By Paige Acklie, Agricultural Communications Experiential Learning Lab Reporter

Undergraduate students at the University of Arkansas now have the opportunity to obtain a minor in sustainability and learn more about the relationships between people and the environment, as well as make themselves more marketable to potential employers.

The program focuses on four domains: Built, Managed, Social and Natural. The minor requires students to complete 18 hours, consisting of three electives and three required courses. The required courses include Foundations of Sustainability (SUST 1103), Applications of Sustainability (SUST 2103) and a capstone experience (SUST 4103). The other nine hours are comprised of electives taken in any or across the four domains of study. Elective courses in each track are split into two tiers.

“The tier-one courses are directly related to sustainability. Tier-two courses are background information or foundational information you might need to understand certain sustainability concepts, and some of them are prerequisites for tier-one courses also,” said Cassandra Gronendyke, administrative specialist for sustainability academic programs at the U of A.

Since the sustainability minor is interdisciplinary, many electives are available to complement students’ majors.

The first two common courses address each sustainability domain. Professors who have expertise in the area teach each unit. Students develop expertise within and across the four domains.

“In order to teach the courses effectively and be inclusive of all systems, we need instructors who are well-versed in each of the systems and can relate their expertise to the other systems as well,” said Jennie Popp, Professor in the Department of Agricultural Economics and Agribusiness and Area Director for the Center of Agricultural and Rural Sustainability.

Popp is part of a team of faculty, led by Co-directors Steve Boss (geosciences professor) and Tahar Messadi (associate professor in architecture), who represent the various undergraduate colleges.

“We worked to develop the goals and objectives of the minor, identify existing courses on campus that could be part of the minor and create the three required sustainability courses”, said Popp. “This same team of faculty also developed a graduate level certificate in sustainability and we are currently working towards an undergraduate major in sustainability.”

Each course has specific focuses, and two courses require students to interact outside of the classroom.

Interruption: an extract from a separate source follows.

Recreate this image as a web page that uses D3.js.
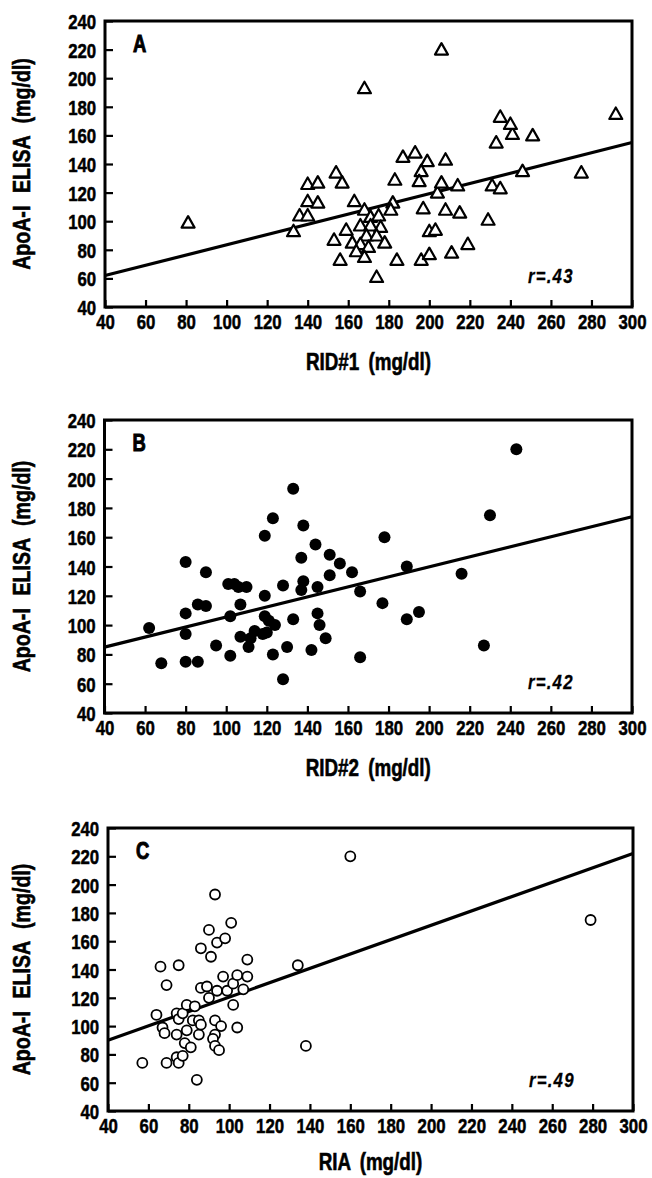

“The first two core courses have service learning components, so eight percent of the student’s final grade is eight hours of volunteering related to sustainability,” said Gronendyke.

In the capstone course, students develop projects, directly targeted at experiential learning, said Gronendyke. Within the capstone, students have the option to conduct either an internship, service learning project, or a research project in sustainability.

“It can be really interesting to sit in a room with a handful of the capstone students and hear, ‘this person is researching about the impact of aluminum or this person is analyzing press releases from different companies about corporate social responsibility,’ so it runs the gamut, since we get students from all different majors,” said Gronendyke.

Ultimately, students in the capstone course can customize their academic experience by choosing to focus on a particular area of interest related to sustainability.

“Students are expected to do some sort of substantial work in the sustainability capstone course and then write a 10-20 page report on it as well as prepare a poster display summarizing the project. It allows the students to bring back together all of the aspects that you learned,” said Gronendyke.

The sustainability minor has been catching students’ attention more and more each year.

“We have 180 students, topping out the enrollment in the foundations course this spring. That’s the most students we’ve had since we started.

We anticipate larger enrollments next year so we are increasing the class sizes,” said Gronendyke.

Promoting the courses to current and incoming students is a top priority for sustainability faculty.

“We’re trying to get the word out because based on a survey of student knowledge we sponsored this year, students don’t know about the courses that are being offered,” said Gronendyke.

According to Boss, the survey results showed that 46% of U of A students were interested in taking coursework in sustainability.

“That is around 12,000 students at the U of A,” said Boss.

For some of these students, picking up the minor might be easier than they realize.

“A lot of students have already taken one or more classes for the minor and might not even know it,” said Gronendyke.

Students can use a minor in sustainability to set them apart from others and make themselves more competitive when applying for jobs and internships.

“Sustainability, by its very nature, applies to everything. If you do a sustainability minor, it will allow you to better connect the things you’re learning [related to sustainability] with the things you’re learning in your major,” said Gronendyke.